Dataset content –
* begin *

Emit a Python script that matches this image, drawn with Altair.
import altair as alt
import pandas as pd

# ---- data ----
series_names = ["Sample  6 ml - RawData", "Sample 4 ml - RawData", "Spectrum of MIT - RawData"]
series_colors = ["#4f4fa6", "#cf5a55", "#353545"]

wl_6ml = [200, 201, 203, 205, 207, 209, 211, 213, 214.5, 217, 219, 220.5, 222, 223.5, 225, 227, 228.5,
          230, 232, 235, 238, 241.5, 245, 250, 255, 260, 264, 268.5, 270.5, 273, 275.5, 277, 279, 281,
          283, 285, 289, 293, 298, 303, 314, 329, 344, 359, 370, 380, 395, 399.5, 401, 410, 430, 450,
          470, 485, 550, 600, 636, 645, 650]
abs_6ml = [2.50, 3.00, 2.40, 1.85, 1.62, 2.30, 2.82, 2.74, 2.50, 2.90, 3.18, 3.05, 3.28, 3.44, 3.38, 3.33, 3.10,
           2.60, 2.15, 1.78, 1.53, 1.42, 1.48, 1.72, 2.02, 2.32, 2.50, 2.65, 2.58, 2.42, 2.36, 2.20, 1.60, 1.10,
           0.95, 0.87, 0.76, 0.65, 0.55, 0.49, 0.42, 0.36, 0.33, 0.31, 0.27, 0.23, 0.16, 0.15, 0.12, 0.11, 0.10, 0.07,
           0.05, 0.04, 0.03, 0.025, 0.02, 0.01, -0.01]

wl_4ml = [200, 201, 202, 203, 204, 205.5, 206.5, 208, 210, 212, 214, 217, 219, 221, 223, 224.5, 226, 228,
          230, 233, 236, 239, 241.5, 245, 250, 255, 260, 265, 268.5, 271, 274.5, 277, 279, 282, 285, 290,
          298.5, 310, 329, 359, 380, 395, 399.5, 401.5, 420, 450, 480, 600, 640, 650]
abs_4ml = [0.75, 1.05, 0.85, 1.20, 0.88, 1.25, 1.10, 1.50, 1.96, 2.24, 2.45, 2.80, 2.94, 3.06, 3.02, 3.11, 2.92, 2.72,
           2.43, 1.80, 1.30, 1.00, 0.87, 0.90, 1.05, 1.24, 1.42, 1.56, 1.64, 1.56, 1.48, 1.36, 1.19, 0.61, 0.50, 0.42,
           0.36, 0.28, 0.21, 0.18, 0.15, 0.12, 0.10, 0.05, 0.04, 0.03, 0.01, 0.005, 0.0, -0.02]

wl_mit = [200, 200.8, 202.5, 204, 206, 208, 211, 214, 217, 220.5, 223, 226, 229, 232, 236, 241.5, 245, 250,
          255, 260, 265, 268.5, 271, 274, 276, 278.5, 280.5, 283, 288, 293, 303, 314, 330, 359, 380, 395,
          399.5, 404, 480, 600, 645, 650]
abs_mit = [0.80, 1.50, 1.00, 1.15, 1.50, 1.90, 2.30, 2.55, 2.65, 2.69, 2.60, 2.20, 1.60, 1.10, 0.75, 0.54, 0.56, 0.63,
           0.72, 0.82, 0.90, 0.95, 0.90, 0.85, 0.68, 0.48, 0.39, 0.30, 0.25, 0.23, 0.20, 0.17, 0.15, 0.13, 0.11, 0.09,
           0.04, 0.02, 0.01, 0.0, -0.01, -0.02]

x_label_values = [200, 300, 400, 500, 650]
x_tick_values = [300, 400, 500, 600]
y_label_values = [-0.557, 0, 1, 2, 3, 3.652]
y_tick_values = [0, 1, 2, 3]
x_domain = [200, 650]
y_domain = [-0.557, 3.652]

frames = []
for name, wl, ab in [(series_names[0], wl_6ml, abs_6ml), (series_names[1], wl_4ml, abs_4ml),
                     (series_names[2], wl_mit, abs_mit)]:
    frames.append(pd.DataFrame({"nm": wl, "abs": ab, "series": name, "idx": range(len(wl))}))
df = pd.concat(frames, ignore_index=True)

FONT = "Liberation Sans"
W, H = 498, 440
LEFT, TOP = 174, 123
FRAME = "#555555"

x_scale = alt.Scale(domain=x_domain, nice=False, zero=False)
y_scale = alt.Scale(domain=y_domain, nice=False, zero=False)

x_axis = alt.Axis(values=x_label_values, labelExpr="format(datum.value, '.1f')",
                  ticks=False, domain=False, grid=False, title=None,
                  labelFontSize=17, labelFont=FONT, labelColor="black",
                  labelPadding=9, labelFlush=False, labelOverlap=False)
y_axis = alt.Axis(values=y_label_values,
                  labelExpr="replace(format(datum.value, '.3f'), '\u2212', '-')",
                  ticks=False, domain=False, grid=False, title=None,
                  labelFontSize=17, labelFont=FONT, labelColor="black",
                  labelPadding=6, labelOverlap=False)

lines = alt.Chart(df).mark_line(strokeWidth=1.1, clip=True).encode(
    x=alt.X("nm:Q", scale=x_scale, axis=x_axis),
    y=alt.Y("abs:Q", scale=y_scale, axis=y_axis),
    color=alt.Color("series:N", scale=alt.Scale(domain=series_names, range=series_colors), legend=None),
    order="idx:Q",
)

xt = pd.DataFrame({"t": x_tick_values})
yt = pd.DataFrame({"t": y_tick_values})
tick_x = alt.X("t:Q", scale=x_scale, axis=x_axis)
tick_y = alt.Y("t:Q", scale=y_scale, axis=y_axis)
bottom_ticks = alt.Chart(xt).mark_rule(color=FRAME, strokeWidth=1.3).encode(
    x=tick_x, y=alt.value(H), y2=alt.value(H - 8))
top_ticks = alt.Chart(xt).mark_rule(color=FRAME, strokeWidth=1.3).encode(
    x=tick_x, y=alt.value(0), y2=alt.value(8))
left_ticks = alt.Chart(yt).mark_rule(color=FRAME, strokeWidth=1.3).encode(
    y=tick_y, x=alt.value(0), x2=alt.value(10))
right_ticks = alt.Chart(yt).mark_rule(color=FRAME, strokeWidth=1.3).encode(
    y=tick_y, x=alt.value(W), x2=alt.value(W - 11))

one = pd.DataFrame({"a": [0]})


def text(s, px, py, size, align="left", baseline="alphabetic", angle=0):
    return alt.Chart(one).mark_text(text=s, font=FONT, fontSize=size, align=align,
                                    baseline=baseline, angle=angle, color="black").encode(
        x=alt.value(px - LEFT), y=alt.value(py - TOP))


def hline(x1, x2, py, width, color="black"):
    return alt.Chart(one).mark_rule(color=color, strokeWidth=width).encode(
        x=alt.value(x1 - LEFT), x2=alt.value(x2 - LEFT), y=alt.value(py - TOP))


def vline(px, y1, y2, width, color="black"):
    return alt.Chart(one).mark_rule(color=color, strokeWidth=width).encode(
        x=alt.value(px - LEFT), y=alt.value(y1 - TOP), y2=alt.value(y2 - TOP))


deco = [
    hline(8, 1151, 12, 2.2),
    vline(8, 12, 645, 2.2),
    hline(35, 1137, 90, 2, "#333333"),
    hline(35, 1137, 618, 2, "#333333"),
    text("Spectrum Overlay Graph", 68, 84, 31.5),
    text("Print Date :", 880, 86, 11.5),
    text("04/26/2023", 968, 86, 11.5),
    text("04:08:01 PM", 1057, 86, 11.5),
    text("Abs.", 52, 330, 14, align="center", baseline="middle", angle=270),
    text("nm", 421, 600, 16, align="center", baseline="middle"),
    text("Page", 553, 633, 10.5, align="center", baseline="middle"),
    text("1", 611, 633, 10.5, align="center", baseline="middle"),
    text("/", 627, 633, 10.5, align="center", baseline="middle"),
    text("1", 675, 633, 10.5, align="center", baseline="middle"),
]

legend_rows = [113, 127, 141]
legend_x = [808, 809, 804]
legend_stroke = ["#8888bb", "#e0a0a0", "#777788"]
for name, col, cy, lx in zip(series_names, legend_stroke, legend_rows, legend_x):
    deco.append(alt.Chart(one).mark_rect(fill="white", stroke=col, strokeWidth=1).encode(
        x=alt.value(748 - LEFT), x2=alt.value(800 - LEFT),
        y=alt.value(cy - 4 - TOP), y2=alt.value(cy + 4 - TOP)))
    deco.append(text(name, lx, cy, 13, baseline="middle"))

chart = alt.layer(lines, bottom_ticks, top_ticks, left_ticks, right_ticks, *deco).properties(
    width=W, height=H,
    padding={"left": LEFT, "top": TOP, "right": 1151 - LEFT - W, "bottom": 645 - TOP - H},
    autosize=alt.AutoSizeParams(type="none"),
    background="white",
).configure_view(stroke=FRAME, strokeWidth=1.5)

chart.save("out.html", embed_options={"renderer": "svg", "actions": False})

* end *
* begin *

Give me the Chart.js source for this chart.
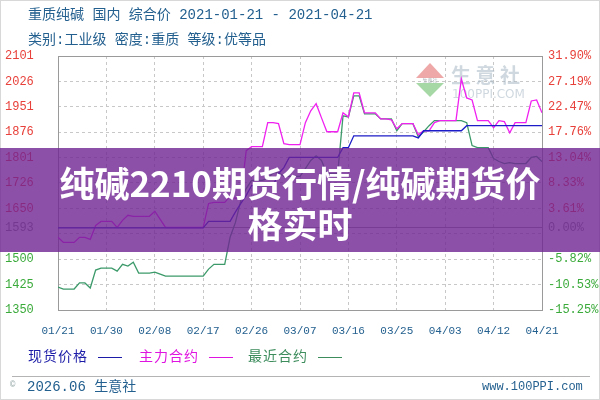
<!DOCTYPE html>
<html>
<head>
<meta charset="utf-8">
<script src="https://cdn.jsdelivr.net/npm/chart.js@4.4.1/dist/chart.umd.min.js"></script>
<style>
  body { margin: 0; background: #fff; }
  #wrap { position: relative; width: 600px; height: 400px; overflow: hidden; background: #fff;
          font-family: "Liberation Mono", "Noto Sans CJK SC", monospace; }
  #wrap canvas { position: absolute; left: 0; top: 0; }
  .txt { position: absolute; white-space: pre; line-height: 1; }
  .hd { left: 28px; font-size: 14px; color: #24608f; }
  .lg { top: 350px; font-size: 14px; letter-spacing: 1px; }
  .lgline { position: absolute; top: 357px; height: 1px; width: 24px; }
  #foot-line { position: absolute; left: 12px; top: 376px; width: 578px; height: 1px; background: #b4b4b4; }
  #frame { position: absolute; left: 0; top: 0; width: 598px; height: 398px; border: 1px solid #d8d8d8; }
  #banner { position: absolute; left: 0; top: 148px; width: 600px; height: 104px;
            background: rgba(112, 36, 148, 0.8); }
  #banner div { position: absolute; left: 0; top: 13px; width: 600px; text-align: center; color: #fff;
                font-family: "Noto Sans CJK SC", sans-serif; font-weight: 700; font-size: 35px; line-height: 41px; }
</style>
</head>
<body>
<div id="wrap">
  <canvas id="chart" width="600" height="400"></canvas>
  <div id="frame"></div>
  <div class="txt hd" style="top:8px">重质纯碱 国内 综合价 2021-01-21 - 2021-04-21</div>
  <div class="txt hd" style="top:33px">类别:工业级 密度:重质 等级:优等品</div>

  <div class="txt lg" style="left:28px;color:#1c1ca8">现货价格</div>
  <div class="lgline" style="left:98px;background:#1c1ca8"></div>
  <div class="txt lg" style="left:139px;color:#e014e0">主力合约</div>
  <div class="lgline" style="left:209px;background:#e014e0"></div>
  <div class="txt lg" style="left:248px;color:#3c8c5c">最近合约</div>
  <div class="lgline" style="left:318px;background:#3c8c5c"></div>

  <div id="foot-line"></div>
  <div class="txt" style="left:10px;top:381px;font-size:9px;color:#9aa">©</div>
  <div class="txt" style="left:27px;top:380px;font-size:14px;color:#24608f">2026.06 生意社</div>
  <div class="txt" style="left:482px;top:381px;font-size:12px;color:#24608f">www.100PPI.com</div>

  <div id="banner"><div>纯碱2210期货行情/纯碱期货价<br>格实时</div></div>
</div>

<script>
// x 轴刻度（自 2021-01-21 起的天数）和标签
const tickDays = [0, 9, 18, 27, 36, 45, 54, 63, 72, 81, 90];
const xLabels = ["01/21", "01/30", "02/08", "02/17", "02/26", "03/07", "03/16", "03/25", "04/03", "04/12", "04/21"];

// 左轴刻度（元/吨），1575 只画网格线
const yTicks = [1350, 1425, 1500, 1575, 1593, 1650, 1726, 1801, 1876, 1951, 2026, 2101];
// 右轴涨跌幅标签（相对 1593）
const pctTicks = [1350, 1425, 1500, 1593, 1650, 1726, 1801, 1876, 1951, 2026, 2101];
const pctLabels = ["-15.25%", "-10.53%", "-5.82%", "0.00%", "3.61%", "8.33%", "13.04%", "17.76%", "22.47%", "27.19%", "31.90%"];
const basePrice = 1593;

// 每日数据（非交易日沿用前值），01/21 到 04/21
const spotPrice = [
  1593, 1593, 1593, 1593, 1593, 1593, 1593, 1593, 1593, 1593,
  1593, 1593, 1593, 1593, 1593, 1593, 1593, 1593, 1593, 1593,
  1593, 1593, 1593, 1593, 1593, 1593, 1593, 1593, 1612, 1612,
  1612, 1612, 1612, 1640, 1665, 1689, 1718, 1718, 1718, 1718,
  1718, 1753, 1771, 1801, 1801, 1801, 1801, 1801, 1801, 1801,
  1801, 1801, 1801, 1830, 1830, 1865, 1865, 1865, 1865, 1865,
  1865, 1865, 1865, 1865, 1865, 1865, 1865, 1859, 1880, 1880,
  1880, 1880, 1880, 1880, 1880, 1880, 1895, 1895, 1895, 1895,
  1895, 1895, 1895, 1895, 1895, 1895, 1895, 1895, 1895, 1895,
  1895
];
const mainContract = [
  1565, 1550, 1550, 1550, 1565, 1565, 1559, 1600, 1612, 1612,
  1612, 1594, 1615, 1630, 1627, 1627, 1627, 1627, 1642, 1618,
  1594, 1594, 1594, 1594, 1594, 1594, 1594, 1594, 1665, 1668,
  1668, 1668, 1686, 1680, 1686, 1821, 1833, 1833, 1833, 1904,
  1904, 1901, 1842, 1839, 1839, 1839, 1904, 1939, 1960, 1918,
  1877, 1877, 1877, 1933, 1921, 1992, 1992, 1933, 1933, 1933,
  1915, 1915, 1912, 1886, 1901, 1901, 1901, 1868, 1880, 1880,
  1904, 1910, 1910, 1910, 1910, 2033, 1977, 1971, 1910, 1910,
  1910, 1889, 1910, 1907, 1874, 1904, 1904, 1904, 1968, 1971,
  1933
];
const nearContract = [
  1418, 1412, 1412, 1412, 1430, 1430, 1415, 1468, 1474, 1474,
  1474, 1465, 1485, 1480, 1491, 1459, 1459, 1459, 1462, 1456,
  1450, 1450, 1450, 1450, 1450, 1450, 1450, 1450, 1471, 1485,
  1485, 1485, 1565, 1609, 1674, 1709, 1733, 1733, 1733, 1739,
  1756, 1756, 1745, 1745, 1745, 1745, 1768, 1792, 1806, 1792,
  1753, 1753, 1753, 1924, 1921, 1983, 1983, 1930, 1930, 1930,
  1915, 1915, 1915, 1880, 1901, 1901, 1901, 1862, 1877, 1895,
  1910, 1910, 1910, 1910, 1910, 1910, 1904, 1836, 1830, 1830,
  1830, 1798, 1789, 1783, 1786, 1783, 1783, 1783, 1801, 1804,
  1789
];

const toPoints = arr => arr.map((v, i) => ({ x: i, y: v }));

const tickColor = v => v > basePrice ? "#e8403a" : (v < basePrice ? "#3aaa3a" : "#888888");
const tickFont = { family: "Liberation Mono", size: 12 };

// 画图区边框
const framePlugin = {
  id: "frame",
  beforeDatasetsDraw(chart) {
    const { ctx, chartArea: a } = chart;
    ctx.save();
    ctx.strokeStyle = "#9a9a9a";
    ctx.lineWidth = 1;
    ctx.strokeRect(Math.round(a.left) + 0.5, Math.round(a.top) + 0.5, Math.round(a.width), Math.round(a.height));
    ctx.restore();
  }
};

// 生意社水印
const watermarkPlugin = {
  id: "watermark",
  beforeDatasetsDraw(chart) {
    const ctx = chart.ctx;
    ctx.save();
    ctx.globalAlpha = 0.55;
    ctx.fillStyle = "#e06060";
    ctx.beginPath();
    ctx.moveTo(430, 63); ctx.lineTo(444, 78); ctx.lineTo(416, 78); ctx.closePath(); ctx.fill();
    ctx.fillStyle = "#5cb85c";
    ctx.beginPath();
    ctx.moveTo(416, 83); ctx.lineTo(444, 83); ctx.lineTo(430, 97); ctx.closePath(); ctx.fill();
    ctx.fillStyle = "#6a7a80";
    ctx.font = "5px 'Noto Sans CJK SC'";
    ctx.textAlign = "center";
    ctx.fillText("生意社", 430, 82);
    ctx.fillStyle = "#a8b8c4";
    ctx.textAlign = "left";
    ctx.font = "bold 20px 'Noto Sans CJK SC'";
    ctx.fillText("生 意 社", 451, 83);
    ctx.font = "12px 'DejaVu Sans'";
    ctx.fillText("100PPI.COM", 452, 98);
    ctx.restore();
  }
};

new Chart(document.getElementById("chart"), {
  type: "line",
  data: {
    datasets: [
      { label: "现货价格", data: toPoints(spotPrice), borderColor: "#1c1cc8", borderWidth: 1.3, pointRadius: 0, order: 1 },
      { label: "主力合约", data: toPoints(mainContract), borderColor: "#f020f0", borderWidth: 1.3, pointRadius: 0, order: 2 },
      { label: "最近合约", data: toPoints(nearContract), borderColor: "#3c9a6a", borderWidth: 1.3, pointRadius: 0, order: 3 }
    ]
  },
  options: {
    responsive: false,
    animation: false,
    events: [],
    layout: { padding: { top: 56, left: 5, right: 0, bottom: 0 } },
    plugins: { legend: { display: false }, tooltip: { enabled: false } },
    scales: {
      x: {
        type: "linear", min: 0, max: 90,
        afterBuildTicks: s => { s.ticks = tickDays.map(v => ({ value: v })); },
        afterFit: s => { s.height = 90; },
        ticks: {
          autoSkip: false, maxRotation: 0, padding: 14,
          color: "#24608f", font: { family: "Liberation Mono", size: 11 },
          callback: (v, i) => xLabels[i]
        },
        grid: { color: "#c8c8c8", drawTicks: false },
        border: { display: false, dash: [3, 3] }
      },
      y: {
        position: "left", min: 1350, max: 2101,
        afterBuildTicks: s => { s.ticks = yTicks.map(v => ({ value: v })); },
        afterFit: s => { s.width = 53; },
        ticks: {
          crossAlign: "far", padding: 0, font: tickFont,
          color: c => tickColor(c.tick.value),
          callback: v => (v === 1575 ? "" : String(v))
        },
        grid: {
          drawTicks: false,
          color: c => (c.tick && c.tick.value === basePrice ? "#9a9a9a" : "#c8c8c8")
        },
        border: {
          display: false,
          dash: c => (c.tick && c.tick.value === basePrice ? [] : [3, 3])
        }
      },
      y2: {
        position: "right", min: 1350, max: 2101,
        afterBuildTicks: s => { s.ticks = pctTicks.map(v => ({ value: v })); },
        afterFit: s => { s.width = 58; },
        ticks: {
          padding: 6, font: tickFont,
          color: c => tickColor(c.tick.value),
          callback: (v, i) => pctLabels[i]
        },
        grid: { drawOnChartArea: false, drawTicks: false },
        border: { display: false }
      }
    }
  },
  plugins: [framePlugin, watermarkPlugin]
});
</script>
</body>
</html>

* end *
* begin *

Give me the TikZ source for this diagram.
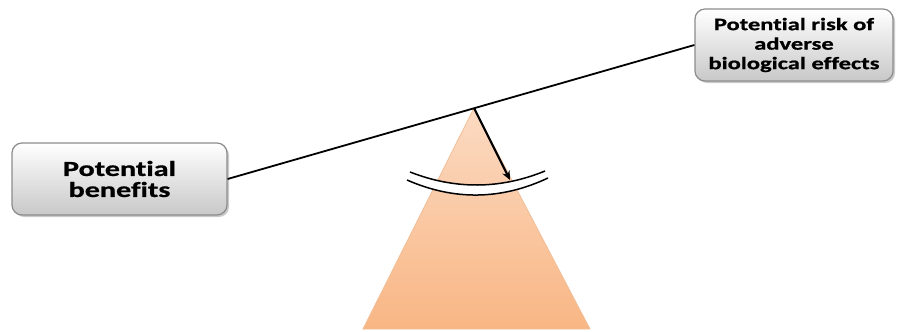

* end *

Task – Give again only the lines that run from the line with "Emit a Python" to the line with "0.05, 0.04, 0.03, 0.025, 0.02, 0.01, -0.01]". Include both of those lines exactly as written.

Finished answer –
Emit a Python script that matches this image, drawn with Altair.
import altair as alt
import pandas as pd

# ---- data ----
series_names = ["Sample  6 ml - RawData", "Sample 4 ml - RawData", "Spectrum of MIT - RawData"]
series_colors = ["#4f4fa6", "#cf5a55", "#353545"]

wl_6ml = [200, 201, 203, 205, 207, 209, 211, 213, 214.5, 217, 219, 220.5, 222, 223.5, 225, 227, 228.5,
          230, 232, 235, 238, 241.5, 245, 250, 255, 260, 264, 268.5, 270.5, 273, 275.5, 277, 279, 281,
          283, 285, 289, 293, 298, 303, 314, 329, 344, 359, 370, 380, 395, 399.5, 401, 410, 430, 450,
          470, 485, 550, 600, 636, 645, 650]
abs_6ml = [2.50, 3.00, 2.40, 1.85, 1.62, 2.30, 2.82, 2.74, 2.50, 2.90, 3.18, 3.05, 3.28, 3.44, 3.38, 3.33, 3.10,
           2.60, 2.15, 1.78, 1.53, 1.42, 1.48, 1.72, 2.02, 2.32, 2.50, 2.65, 2.58, 2.42, 2.36, 2.20, 1.60, 1.10,
           0.95, 0.87, 0.76, 0.65, 0.55, 0.49, 0.42, 0.36, 0.33, 0.31, 0.27, 0.23, 0.16, 0.15, 0.12, 0.11, 0.10, 0.07,
           0.05, 0.04, 0.03, 0.025, 0.02, 0.01, -0.01]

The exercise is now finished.